Mahfud MD: Tidak Upaya Hukum Lain Bagi Prabowo-Sandi Usai Putusan di Mahkamah Konstitusi

Oleh : Mancik - Jum'at, 28/06/2019 09:40 WIB

Pakar Hukum Tata Negara Prof. Mahfud MD.(Foto: Merdeka.com)

Jakarta, INDONEWS.ID - Pakar Hukum Tata Negara Mahfud MD menyebutkan, Prabowo-Sandi tidak mempunyai upaya hukum lain usai putusan sengketa pilpres di Mahkamah Konstitusi. Keputusan MK menjadi babak akhir dari sengketa pilpres 2019.
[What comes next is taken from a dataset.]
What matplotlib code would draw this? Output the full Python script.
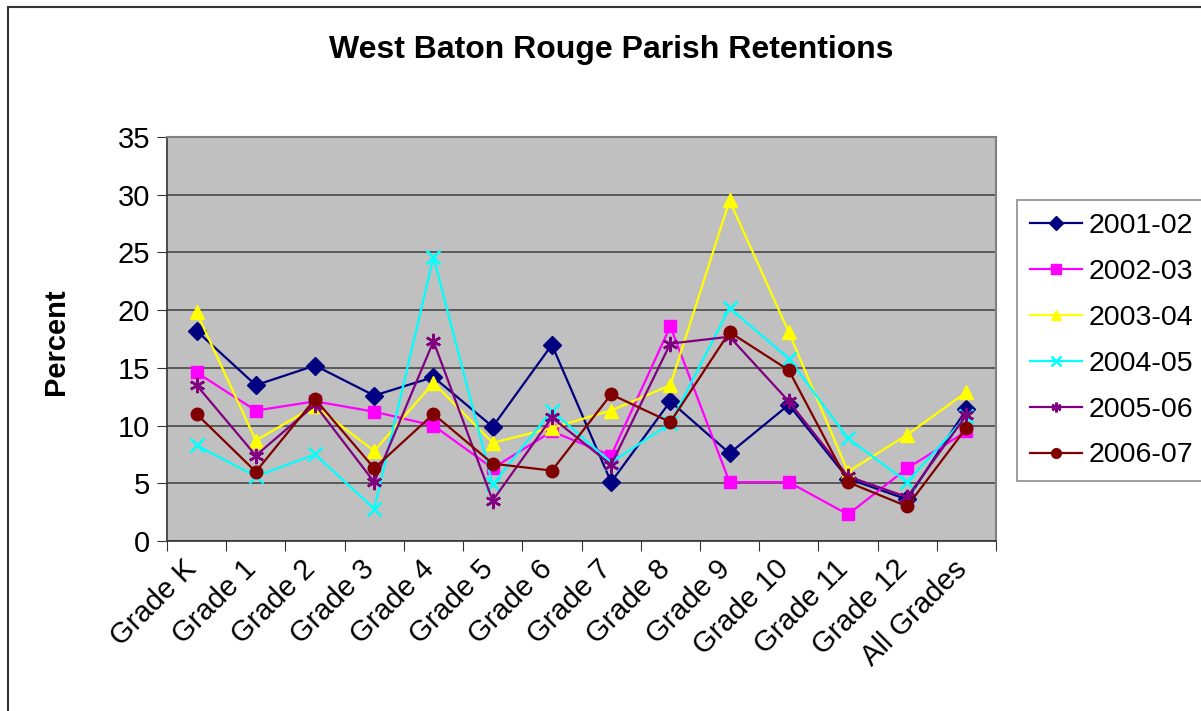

Sebagaimana diketahui,keputusan MK sifat final dan mengikat. Karena itu, menurut Mahfud MD,lembaga lain baik di luar MK tidak memiliki wewenang untuk menangani sengketa pilpres.

"Ya. Tak ada upaya hukum lagi," kata Mahfud MD kepada awak media di Jakarta, Jumat,(28/06)

Hal senada disampaikan oleh Mantan Ketua Mahkamah Konstitusi Hamdan Zoelva. Ia menegaskan bahwa keputusan MK yang sudah dibacakan menjadi babak akhir dari proses pemilihan umum presiden dan wakil presiden di Indonesia.

Setelah putusan MK, jelas Hamdan, KPU biasa menggelar rapat pleno untuk mengatur jadwal penetapan presiden dan wakil presiden terpilih. Hal ini sesuai dengan tahapan proses pemilu yang ada.

"Sudah tidak ada upaya hukum lagi. Putusan MK final dan mengikat, mengakhiri seluruh proses pilpres, dan hari ini kemungkinan KPU akan melaksanakan pleno penetapan pasangan calon terpilih," jelasnya.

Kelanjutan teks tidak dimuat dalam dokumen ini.